2.  Another proposal is stated on the website as follows: “…contributions of appreciated assets into a private charity established by the decedent or the decedent’s relatives would be disallowed.”  It is unclear as to whether this proposal applies to contributions only at death or to gifts made during lifetime.

 
What to do:  If you are planning to make significant gifts of appreciated property for which you get a fair market value deduction, such as publicly traded stock, to your private foundation in the near future, you may want to consider accelerating your gifts into 2016. If you are planning to make substantial gifts at death to a private foundation, you may want to consider naming a public charity as an alternative in case you are not able to amend your estate plan if this proposal is enacted.

 
3.  Another proposal is to cap the amount of itemized deductions to $100,000 for single taxpayers and $200,000 for married joint filers.  This proposal may significantly limit the use of large charitable contributions as deductions.

 
What to do:  If you are planning on making large charitable contributions over the next several years, you may consider accelerating the contributions to 2016.

 

If you have questions about your tax situation and would like to discuss your options for action prior to the end of the tax year to possibly avoid additional tax in the future, please contact Robin Miskell in our Phoenix, Arizona office at 602-889-5329 or any one of our estate planning or tax attorneys for further information.

Monday, December 5, 2016

ACA Tax Reporting Alert


By: Cyndi Moore


Summary
 
  • In Notice 2016-70, the IRS has extended the date on which to furnish copies of the 2016 Form 1095-B or Form 1095-C to employees to MARCH 2, 2017.  
  • The IRS has also extended the "good faith" transition relief from penalties for 2016. 
 
Extension of Date to Furnish 2016 Form 1095-B and Form 1095-C
 

Recognizing that employers and insurers need additional time to prepare Forms 1095-B and 1095-C, the IRS has extended the deadline to furnish copies of the Forms to employees and other covered individuals from January 31, 2017 to March 2, 2017.   

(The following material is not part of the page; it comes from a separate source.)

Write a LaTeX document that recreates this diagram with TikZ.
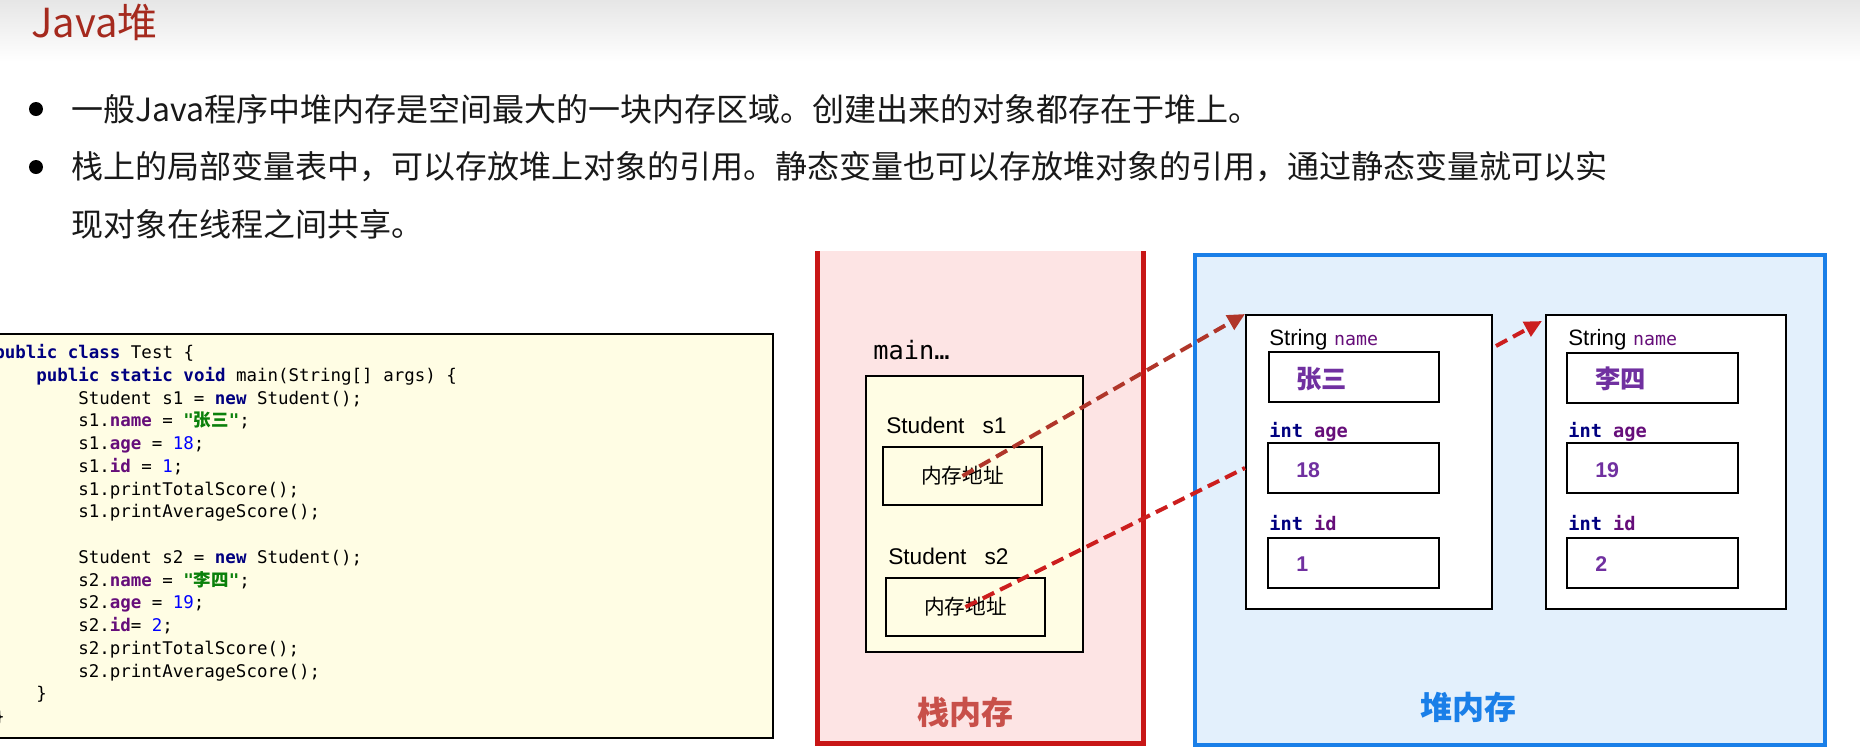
\documentclass[tikz,border=0pt]{standalone}
\usepackage{fontspec}
\setmainfont{Noto Sans CJK SC}
\newfontfamily\cjkf{Noto Sans CJK SC}
\newfontfamily\monof{DejaVu Sans Mono}
\newfontfamily\latf{Liberation Sans}
\usetikzlibrary{arrows.meta,calc}
\definecolor{titlered}{HTML}{A52A1E}
\definecolor{kwc}{HTML}{000080}
\definecolor{fldc}{HTML}{660E7A}
\definecolor{numc}{HTML}{0000FF}
\definecolor{strc}{HTML}{0A800A}
\definecolor{valc}{HTML}{7030A0}
\definecolor{codebg}{HTML}{FFFDE4}
\definecolor{stackbg}{HTML}{FDE4E4}
\definecolor{stackred}{HTML}{C81616}
\definecolor{stacklabel}{HTML}{C8504A}
\definecolor{heapbg}{HTML}{E3F0FC}
\definecolor{heapblue}{HTML}{1A7FE8}
\definecolor{arrA}{HTML}{B0362A}
\definecolor{arrB}{HTML}{CC1E1E}
\definecolor{bandgray}{HTML}{E6E6E6}
\newcommand\kwd[1]{{\bfseries\color{kwc}#1}}
\newcommand\fld[1]{{\bfseries\color{fldc}#1}}
\newcommand\numv[1]{{\color{numc}#1}}
\newcommand\strv[1]{{\bfseries\color{strc}#1}}
\begin{document}
\begin{tikzpicture}[x=0.75pt,y=-0.75pt,
  bodytext/.style={anchor=west,inner sep=0pt,font=\fontsize{24}{28}\selectfont,text=black!90},
  bulletdot/.style={circle,fill=black,inner sep=0pt,minimum size=10.5pt},
  codeline/.style={anchor=base west,inner sep=0pt,font=\fontsize{13.1}{15}\selectfont\monof},
  blackbox/.style={draw=black,line width=1.5pt,inner sep=0pt},
  addrbox/.style={blackbox,minimum width=119.25pt,minimum height=43.5pt,font=\fontsize{15.5}{17}\selectfont\cjkf},
  fieldbox/.style={blackbox,fill=white,minimum width=128pt,minimum height=37.5pt},
  objbox/.style={blackbox,fill=white,minimum height=220.5pt},
  flabel/.style={anchor=base west,inner sep=0pt},
  valtext/.style={anchor=west,inner sep=0pt,text=valc,font=\fontsize{16}{18}\selectfont\bfseries\latf},
  valcjk/.style={anchor=west,inner sep=0pt,text=valc,font=\fontsize{19}{21}\selectfont\bfseries\cjkf},
  ptr/.style={line width=3pt,dash pattern=on 9.5pt off 5pt},
  tip/.style={-{Triangle[length=13pt,width=12pt]}}
]
\useasboundingbox (0,0) rectangle (1860,751);
\fill[white] (0,0) rectangle (1860,751);
\shade[top color=bandgray,bottom color=white] (0,0) rectangle (1860,62);

% title and bullets
\node[anchor=west,inner sep=0pt,text=titlered,font=\fontsize{30}{34}\selectfont] (title) at (31,22) {Java堆};
\node[bulletdot] (d1) at (36,109) {};
\node[bulletdot] (d2) at (36,167) {};
\node[bodytext] (b1) at (71,109) {一般Java程序中堆内存是空间最大的一块内存区域。创建出来的对象都存在于堆上。};
\node[bodytext] (b2) at (71,167) {栈上的局部变量表中，可以存放堆上对象的引用。静态变量也可以存放堆对象的引用，通过静态变量就可以实};
\node[bodytext] (b3) at (71,224) {现对象在线程之间共享。};

% code box
\node[blackbox,fill=codebg,minimum width=583.5pt,minimum height=303pt] (code) at (384,536) {};
\node[codeline] (c1) at (-6,358.5) {\kwd{public} \kwd{class} Test \{};
\node[codeline] (c2) at (36,381.3) {\kwd{public} \kwd{static} \kwd{void} main(String[] args) \{};
\node[codeline] (c3) at (78,404.0) {Student s1 = \kwd{new} Student();};
\node[codeline] (c4) at (78,426.8) {s1.\fld{name} = \strv{"{\cjkf 张三}"};};
\node[codeline] (c5) at (78,449.5) {s1.\fld{age} = \numv{18};};
\node[codeline] (c6) at (78,472.3) {s1.\fld{id} = \numv{1};};
\node[codeline] (c7) at (78,495.1) {s1.printTotalScore();};
\node[codeline] (c8) at (78,517.8) {s1.printAverageScore();};
\node[codeline] (c10) at (78,563.3) {Student s2 = \kwd{new} Student();};
\node[codeline] (c11) at (78,586.1) {s2.\fld{name} = \strv{"{\cjkf 李四}"};};
\node[codeline] (c12) at (78,608.9) {s2.\fld{age} = \numv{19};};
\node[codeline] (c13) at (78,631.6) {s2.\fld{id}= \numv{2};};
\node[codeline] (c14) at (78,654.4) {s2.printTotalScore();};
\node[codeline] (c15) at (78,677.1) {s2.printAverageScore();};
\node[codeline] (c16) at (36,699.9) {\}};
\node[codeline] (c17) at (-6,722.7) {\}};

% stack
\fill[stackbg] (817,251) rectangle (1143,743);
\draw[stackred,line width=3.75pt] (817,251) -- (817,743) -- (1143,743) -- (1143,251);
\node[anchor=base west,inner sep=0pt,font=\fontsize{19}{21}\selectfont\monof] (mainlbl) at (873,359) {main…};
\node[blackbox,fill=codebg,minimum width=162.75pt,minimum height=207pt] (frame) at (974.5,514) {};
\node[anchor=base west,inner sep=0pt,font=\fontsize{17}{19}\selectfont\latf] (s1lbl) at (886,433) {Student\hspace{0.8em}s1};
\node[addrbox] (addr1) at (962.5,476) {内存地址};
\node[anchor=base west,inner sep=0pt,font=\fontsize{17}{19}\selectfont\latf] (s2lbl) at (888,564) {Student\hspace{0.8em}s2};
\node[addrbox] (addr2) at (965.5,607) {内存地址};
\node[text=stacklabel,font=\fontsize{24}{28}\selectfont\bfseries,inner sep=0pt] (stacklbl) at (965,712) {栈内存};

% heap
\node[draw=heapblue,fill=heapbg,line width=3pt,minimum width=472.5pt,minimum height=367.5pt,inner sep=0pt] (heap) at (1510,500) {};
\node[text=heapblue,font=\fontsize{24}{28}\selectfont\bfseries,inner sep=0pt] (heaplbl) at (1468,707) {堆内存};

\node[objbox,minimum width=184.5pt] (obj1) at (1369,462) {};
\node[objbox,minimum width=180pt] (obj2) at (1666,462) {};

\node[flabel] (n1) at (1269,345) {{\fontsize{16.7}{18}\selectfont\latf String}\hspace{5pt}{\fontsize{13.7}{16}\selectfont\monof\color{fldc}name}};
\node[fieldbox] (nb1) at (1354,377) {};
\node[valcjk] (v1) at (1296,379) {张三};
\node[flabel,font=\fontsize{14}{16}\selectfont\monof\bfseries] (a1) at (1269,437) {{\color{kwc}int} {\color{fldc}age}};
\node[fieldbox] (ab1) at (1353.5,468) {};
\node[valtext] (v2) at (1296,470.5) {18};
\node[flabel,font=\fontsize{14}{16}\selectfont\monof\bfseries] (i1) at (1269,530) {{\color{kwc}int} {\color{fldc}id}};
\node[fieldbox] (ib1) at (1353.5,562.5) {};
\node[valtext] (v3) at (1296,564) {1};

\node[flabel] (n2) at (1568,345) {{\fontsize{16.7}{18}\selectfont\latf String}\hspace{5pt}{\fontsize{13.7}{16}\selectfont\monof\color{fldc}name}};
\node[fieldbox] (nb2) at (1652.5,377.5) {};
\node[valcjk] (w1) at (1595,379) {李四};
\node[flabel,font=\fontsize{14}{16}\selectfont\monof\bfseries] (a2) at (1568,437) {{\color{kwc}int} {\color{fldc}age}};
\node[fieldbox] (ab2) at (1652.5,468) {};
\node[valtext] (w2) at (1595,470.5) {19};
\node[flabel,font=\fontsize{14}{16}\selectfont\monof\bfseries] (i2) at (1568,530) {{\color{kwc}int} {\color{fldc}id}};
\node[fieldbox] (ib2) at (1652.5,562.5) {};
\node[valtext] (w3) at (1595,564) {2};

% references
\draw[ptr,tip,arrA] (addr1.center) -- (obj1.north west);
\draw[ptr,arrB] (addr2.center) -- ($(obj1.north west)!0.52!(obj1.south west)$);
\draw[ptr,tip,arrB] ($(obj1.north east)+(3,32)$) -- ($(obj2.north west)+(-3,7)$);
\end{tikzpicture}
\end{document}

Importantly, the IRS has not extended the deadline to file Forms 1094-C and 1095-C with the IRS.  The Forms must be filed with the IRS by:
 
  • If filing hard copies (less than 250):  February 28, 2017
  • If filing electronically (250 or more):  March 31, 2017
 
As in 2015, employees may rely on other information received from their employer or insurer in preparing and filing their individual Form 1040 income tax return, including confirming that they had minimum essential coverage in 2016.  Employees do not need to wait to receive Form 1095-C or 1095-B before filing their federal income tax returns. 
 

Extension of Good Faith Transition Relief from Penalties for 2016

 
Continuing with its protocol of providing short-term penalty relief for new filing requirements, the IRS has also decided to extend the "good faith" transition relief from penalties under Sections 6721 and 6722 of the Internal Revenue Code for 2016.  The transition relief is available to employers who can show that they have made good faith efforts to comply with the ACA reporting requirements, both as to furnishing Forms to employees and filing with the IRS.  Like the transition relief provided in 2015, the relief is only available for incorrect or incomplete information reported on the Forms.  This would include missing and inaccurate tax identification numbers, dates of birth and other information required on the Forms.  No relief is provided to an employer who fails to file the Forms with the IRS or fails to furnish Forms 1095-C to employees by the due dates.